MS is BS: Save our Rachel!
If you live in Columbia but don’t know Rachel well, you might know her as the “tattooed flannel-wearing flood chick” who organized emergency supplies and relief for her neighborhood and beyond after the 2015 disaster. Rachel lost all her belongings in that flood.
If you know her well, you might know her as the tattooed flannel-wearing badass who shut down multiple attempts by bad actors to exploit flood relief for personal gain at the expense of Richland County families in need.
Or maybe you’ve seen her on the local news or heard her on public radio talking about efforts to return families to their homes or repair the roughly 6,500 moldy households in Richland County. She’s been instrumental to our recovery in multiple roles, including executive director of The South Beltline–Gills Creek Community Relief Foundation and chairwoman of The Midlands Flood Recovery Group.
It’s hard to stomach then that back in September, after examining Rachel’s most recent MRI, her doctor told her that she’s “a millimeter away from being paralyzed.”
It’s time for Rachel to take a break from taking care of others to look after her own health.
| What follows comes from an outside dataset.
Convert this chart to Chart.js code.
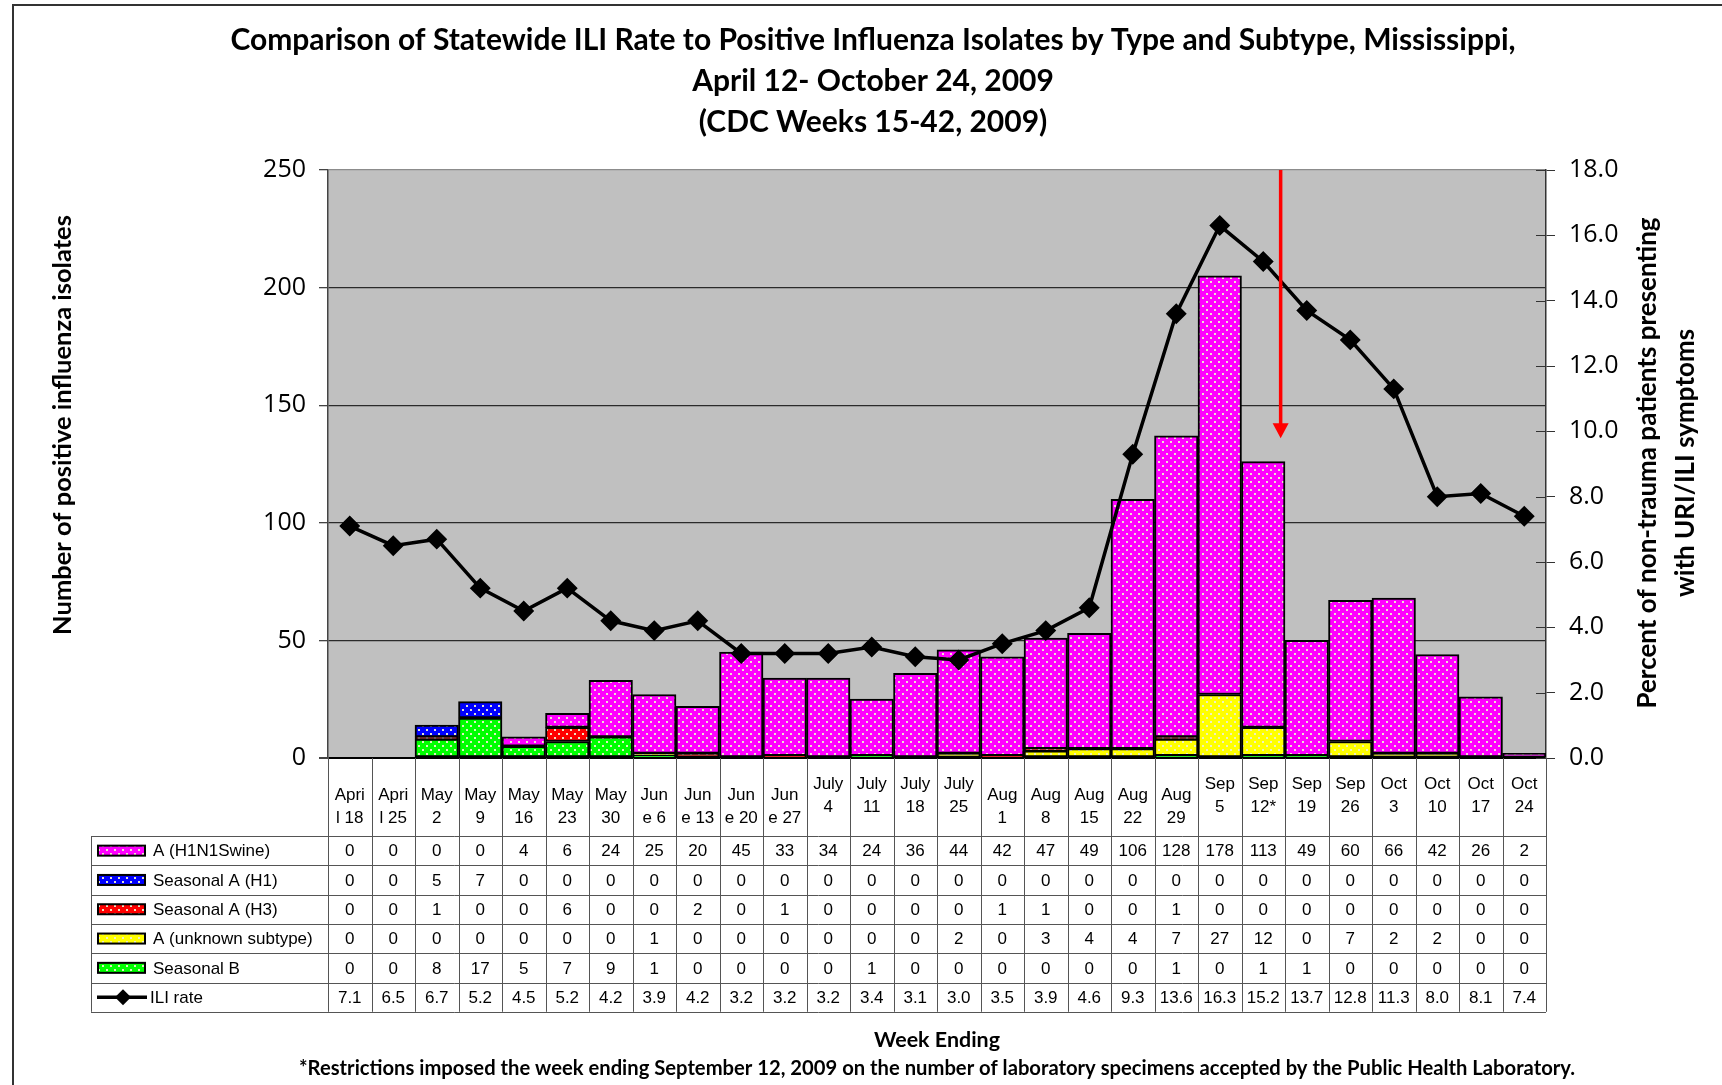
<!DOCTYPE html>
<html>
<head>
<meta charset="utf-8">
<script src="https://cdn.jsdelivr.net/npm/chart.js@4.4.0/dist/chart.umd.min.js"></script>
<style>
  html, body { margin: 0; padding: 0; background: #fff; }
</style>
</head>
<body>
<canvas id="fluChart" width="1722" height="1085"></canvas>
<script>
// Week ending labels, as wrapped in the original table header
const weekLabels = [
    ['Apri', 'l 18'], ['Apri', 'l 25'], ['May', '2'], ['May', '9'], ['May', '16'], ['May', '23'],
    ['May', '30'], ['Jun', 'e 6'], ['Jun', 'e 13'], ['Jun', 'e 20'], ['Jun', 'e 27'],
    ['July', '4', ''], ['July', '11', ''], ['July', '18', ''], ['July', '25', ''],
    ['Aug', '1'], ['Aug', '8'], ['Aug', '15'], ['Aug', '22'], ['Aug', '29'],
    ['Sep', '5', ''], ['Sep', '12*', ''], ['Sep', '19', ''], ['Sep', '26', ''],
    ['Oct', '3', ''], ['Oct', '10', ''], ['Oct', '17', ''], ['Oct', '24', '']
];

const h1n1Swine      = [0, 0, 0, 0, 4, 6, 24, 25, 20, 45, 33, 34, 24, 36, 44, 42, 47, 49, 106, 128, 178, 113, 49, 60, 66, 42, 26, 2];
const seasonalH1     = [0, 0, 5, 7, 0, 0, 0, 0, 0, 0, 0, 0, 0, 0, 0, 0, 0, 0, 0, 0, 0, 0, 0, 0, 0, 0, 0, 0];
const seasonalH3     = [0, 0, 1, 0, 0, 6, 0, 0, 2, 0, 1, 0, 0, 0, 0, 1, 1, 0, 0, 1, 0, 0, 0, 0, 0, 0, 0, 0];
const unknownSubtype = [0, 0, 0, 0, 0, 0, 0, 1, 0, 0, 0, 0, 0, 0, 2, 0, 3, 4, 4, 7, 27, 12, 0, 7, 2, 2, 0, 0];
const seasonalB      = [0, 0, 8, 17, 5, 7, 9, 1, 0, 0, 0, 0, 1, 0, 0, 0, 0, 0, 0, 1, 0, 1, 1, 0, 0, 0, 0, 0];
const iliRate        = [7.1, 6.5, 6.7, 5.2, 4.5, 5.2, 4.2, 3.9, 4.2, 3.2, 3.2, 3.2, 3.4, 3.1, 3.0, 3.5, 3.9, 4.6, 9.3, 13.6, 16.3, 15.2, 13.7, 12.8, 11.3, 8.0, 8.1, 7.4];

const isolateAxis = { min: 0, max: 250, step: 50 };
const iliAxis = { min: 0, max: 18, step: 2 };

// Red arrow marking the week ending Sep 12 (category index, isolate counts)
const arrowMark = { at: 21.4, from: 250, to: 136 };

const titleLines = [
    'Comparison of Statewide ILI Rate to Positive Influenza Isolates by Type and Subtype, Mississippi,',
    'April 12- October 24, 2009',
    '(CDC Weeks 15-42, 2009)'
];
const leftTitle = 'Number of positive influenza isolates';
const rightTitle = ['Percent of non-trauma patients presenting', 'with URI/ILI symptoms'];
const xTitle = 'Week Ending';
const footnote = '*Restrictions imposed the week ending September 12, 2009 on the number of laboratory specimens accepted by the Public Health Laboratory.';

// dotted fill like the Excel pattern
function dotted(color) {
    const c = document.createElement('canvas');
    c.width = 8;
    c.height = 8;
    const g = c.getContext('2d');
    g.fillStyle = color;
    g.fillRect(0, 0, 8, 8);
    g.fillStyle = 'rgba(238,238,205,0.95)';
    g.fillRect(2, 1, 2, 2);
    g.fillRect(6, 5, 2, 2);
    return g.createPattern(c, 'repeat');
}

const fills = {
    swine: dotted('#FF00FF'),
    h1: dotted('#0000FF'),
    h3: dotted('#FF0000'),
    unknown: dotted('#FFFF00'),
    b: dotted('#00FF00')
};

function barSet(label, data, fill) {
    return {
        type: 'bar',
        label: label,
        data: data,
        yAxisID: 'y',
        backgroundColor: fill,
        borderColor: '#000',
        borderWidth: 2,
        borderSkipped: false,
        categoryPercentage: 1,
        barPercentage: 1,
        order: 1
    };
}

// stacked bottom -> top
const datasets = [
    barSet('Seasonal B', seasonalB, fills.b),
    barSet('A (unknown subtype)', unknownSubtype, fills.unknown),
    barSet('Seasonal A (H3)', seasonalH3, fills.h3),
    barSet('Seasonal A (H1)', seasonalH1, fills.h1),
    barSet('A (H1N1Swine)', h1n1Swine, fills.swine),
    {
        type: 'line',
        label: 'ILI rate',
        data: iliRate,
        yAxisID: 'y2',
        borderColor: '#000',
        borderWidth: 3.5,
        pointStyle: 'rectRot',
        pointRadius: 8,
        pointBackgroundColor: '#000',
        pointBorderColor: '#000',
        tension: 0,
        order: 0
    }
];

// rows of the data table under the chart, in the original order
const tableRows = [
    { label: 'A (H1N1Swine)', data: h1n1Swine, fill: fills.swine },
    { label: 'Seasonal A (H1)', data: seasonalH1, fill: fills.h1 },
    { label: 'Seasonal A (H3)', data: seasonalH3, fill: fills.h3 },
    { label: 'A (unknown subtype)', data: unknownSubtype, fill: fills.unknown },
    { label: 'Seasonal B', data: seasonalB, fill: fills.b },
    { label: 'ILI rate', data: iliRate, line: true }
];

function seg(ctx, x1, y1, x2, y2) {
    ctx.beginPath();
    ctx.moveTo(x1, y1);
    ctx.lineTo(x2, y2);
    ctx.stroke();
}

const backgroundPlugin = {
    id: 'plotBackground',
    beforeDraw(chart) {
        const { ctx, chartArea: a } = chart;
        ctx.save();
        ctx.fillStyle = '#fff';
        ctx.fillRect(0, 0, chart.width, chart.height);
        ctx.fillStyle = '#C0C0C0';
        ctx.fillRect(a.left, a.top, a.right - a.left, a.bottom - a.top);
        // outer frame of the original figure
        ctx.strokeStyle = '#333';
        ctx.lineWidth = 2;
        ctx.strokeRect(13, 5, chart.width + 10, chart.height + 10);
        ctx.restore();
    }
};

const arrowPlugin = {
    id: 'restrictionArrow',
    afterDatasetsDraw(chart) {
        const { ctx, scales: { x, y } } = chart;
        const px = x.getPixelForValue(arrowMark.at);
        const top = y.getPixelForValue(arrowMark.from);
        const tip = y.getPixelForValue(arrowMark.to);
        ctx.save();
        ctx.strokeStyle = '#FF0000';
        ctx.fillStyle = '#FF0000';
        ctx.lineWidth = 3.5;
        seg(ctx, px, top, px, tip - 12);
        ctx.beginPath();
        ctx.moveTo(px - 8, tip - 15);
        ctx.lineTo(px + 8, tip - 15);
        ctx.lineTo(px, tip);
        ctx.closePath();
        ctx.fill();
        ctx.restore();
    }
};

const tablePlugin = {
    id: 'dataTable',
    afterDraw(chart) {
        const { ctx, chartArea: a, scales: { x, y2 } } = chart;
        const n = weekLabels.length;
        const tableTop = a.bottom + 78;
        const rowH = 29.3;
        const tableBottom = tableTop + rowH * tableRows.length;
        const tableLeft = 91;

        ctx.save();

        // inner tick marks of the right axis
        ctx.strokeStyle = '#333';
        ctx.lineWidth = 1;
        y2.ticks.forEach(t => {
            const py = Math.round(y2.getPixelForValue(t.value)) + 0.5;
            seg(ctx, a.right - 10, py, a.right, py);
        });

        // grid of the table
        ctx.strokeStyle = '#555';
        for (let i = 0; i <= n; i++) {
            const px = Math.round(x.getPixelForValue(i - 0.5)) + 0.5;
            seg(ctx, px, a.bottom, px, tableBottom);
        }
        seg(ctx, tableLeft + 0.5, tableTop, tableLeft + 0.5, tableBottom);
        for (let r = 0; r <= tableRows.length; r++) {
            const py = Math.round(tableTop + r * rowH) + 0.5;
            seg(ctx, tableLeft, py, a.right, py);
        }

        // header: week labels
        ctx.fillStyle = '#000';
        ctx.font = '17px "Liberation Sans", Arial, sans-serif';
        ctx.textAlign = 'center';
        ctx.textBaseline = 'middle';
        const headCenter = a.bottom + 49;
        const lineH = 23;
        weekLabels.forEach((lines, i) => {
            const px = x.getPixelForValue(i);
            const y0 = headCenter - (lines.length - 1) * lineH / 2;
            lines.forEach((s, k) => ctx.fillText(s, px, y0 + k * lineH));
        });

        // rows
        tableRows.forEach((row, r) => {
            const cy = tableTop + rowH * (r + 0.5);
            // legend key
            if (row.line) {
                ctx.strokeStyle = '#000';
                ctx.lineWidth = 3.5;
                seg(ctx, 97, cy, 147, cy);
                ctx.fillStyle = '#000';
                ctx.beginPath();
                ctx.moveTo(123, cy - 8);
                ctx.lineTo(131, cy);
                ctx.lineTo(123, cy + 8);
                ctx.lineTo(115, cy);
                ctx.closePath();
                ctx.fill();
            } else {
                ctx.fillStyle = row.fill;
                ctx.fillRect(98, cy - 5, 47, 10);
                ctx.strokeStyle = '#000';
                ctx.lineWidth = 2;
                ctx.strokeRect(98, cy - 5, 47, 10);
            }
            ctx.fillStyle = '#000';
            ctx.textAlign = 'left';
            ctx.fillText(row.label, row.line ? 150 : 153, cy + 1);
            ctx.textAlign = 'center';
            row.data.forEach((v, i) => {
                const txt = row.line ? v.toFixed(1) : String(v);
                ctx.fillText(txt, x.getPixelForValue(i), cy + 1);
            });
        });

        // axis titles and notes
        ctx.fillStyle = '#000';
        ctx.font = 'bold 25.5px Lato, sans-serif';
        ctx.save();
        ctx.translate(63, 425);
        ctx.rotate(-Math.PI / 2);
        ctx.fillText(leftTitle, 0, 0, 424);
        ctx.restore();

        ctx.save();
        ctx.translate(1667, 463);
        ctx.rotate(-Math.PI / 2);
        ctx.font = 'bold 26px Lato, sans-serif';
        ctx.fillText(rightTitle[0], 0, -19, 492);
        ctx.fillText(rightTitle[1], 0, 19);
        ctx.restore();

        const mid = (a.left + a.right) / 2;
        ctx.font = 'bold 21.5px Lato, sans-serif';
        ctx.fillText(xTitle, mid, 1040, 126);
        ctx.font = 'bold 20.5px Lato, sans-serif';
        ctx.fillText(footnote, mid, 1068, 1276);

        ctx.restore();
    }
};

const tickFont = { family: '"Open Sans", sans-serif', size: 25 };

new Chart(document.getElementById('fluChart'), {
    type: 'bar',
    data: {
        labels: weekLabels.map(l => l.join(' ').trim()),
        datasets: datasets
    },
    options: {
        responsive: false,
        animation: false,
        events: [],
        layout: { padding: { left: 24, right: 0, top: 0, bottom: 0 } },
        plugins: {
            legend: { display: false },
            tooltip: { enabled: false },
            title: {
                display: true,
                text: titleLines,
                color: '#000',
                font: { family: 'Lato, sans-serif', size: 30, weight: 'bold', lineHeight: 1.367 },
                padding: { top: 19.5, bottom: 27.5 }
            }
        },
        scales: {
            x: {
                stacked: true,
                offset: true,
                grid: { display: false },
                border: { display: false },
                ticks: { display: false },
                afterFit: s => { s.height = 327; }
            },
            y: {
                stacked: true,
                min: isolateAxis.min,
                max: isolateAxis.max,
                ticks: { stepSize: isolateAxis.step, color: '#000', font: tickFont, padding: 13 },
                grid: {
                    color: c => c.tick.value === isolateAxis.max ? '#8c8c8c' : (c.tick.value === 0 ? '#000' : '#2a2a2a'),
                    lineWidth: c => c.tick.value === 0 ? 2 : 1.3,
                    tickColor: '#444',
                    tickLength: 9
                },
                border: { color: '#444', width: 1.5 },
                afterFit: s => { s.width = 304; }
            },
            y2: {
                position: 'right',
                min: iliAxis.min,
                max: iliAxis.max,
                ticks: {
                    stepSize: iliAxis.step,
                    color: '#000',
                    font: tickFont,
                    padding: 14,
                    callback: v => v.toFixed(1)
                },
                grid: { drawOnChartArea: false, color: '#333', tickLength: 9 },
                border: { color: '#333', width: 1.5 },
                afterFit: s => { s.width = 176; }
            }
        }
    },
    plugins: [backgroundPlugin, arrowPlugin, tablePlugin]
});
</script>
</body>
</html>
However, given our limited understanding of MS and ability to treat it, her best option is a Stem Cell Transplant Program at Northwestern Medicine in Chicago. This is a brutal clinical trial involving three months of treatment and 18 months of recovery, during which she’ll basically be a bubble boy with her compromised immune system. The treatment involves chemo blasts that will take her hair, followed by five days of shots that should stimulate a bumper crop of stem cells, that then will be harvested through a catheter in her neck. There’s more chemo after that.
LET’S BE CLEAR: THE STEM CELLS NEEDED TO SAVE RACHEL’S LIFE ARE HER OWN.
The wizards at Northwestern will then somehow purify Rachel’s stem cells before returning them to her body, causing a hard reboot of her immune system that, fingers crossed, should prevent it from attacking her brain again.
The good news: This treatment has a 98% success rate of preventing relapses, sparing patients the cost and consumption of Disease-Modifying Drugs for the next 10 years.
This being the United States, the Northwestern treatment is ridiculously expensive. This being South Carolina, her Blue Cross Blue Shield health care policy won’t help.
There’s no sugar coating it. We need to raise as much as $200,000 for medical bills, travel and lodging. Rachel’s going to Chicago this week for preliminary tests, and she’s short $2,500 just for that alone. So, please, if you can help, don’t put it off.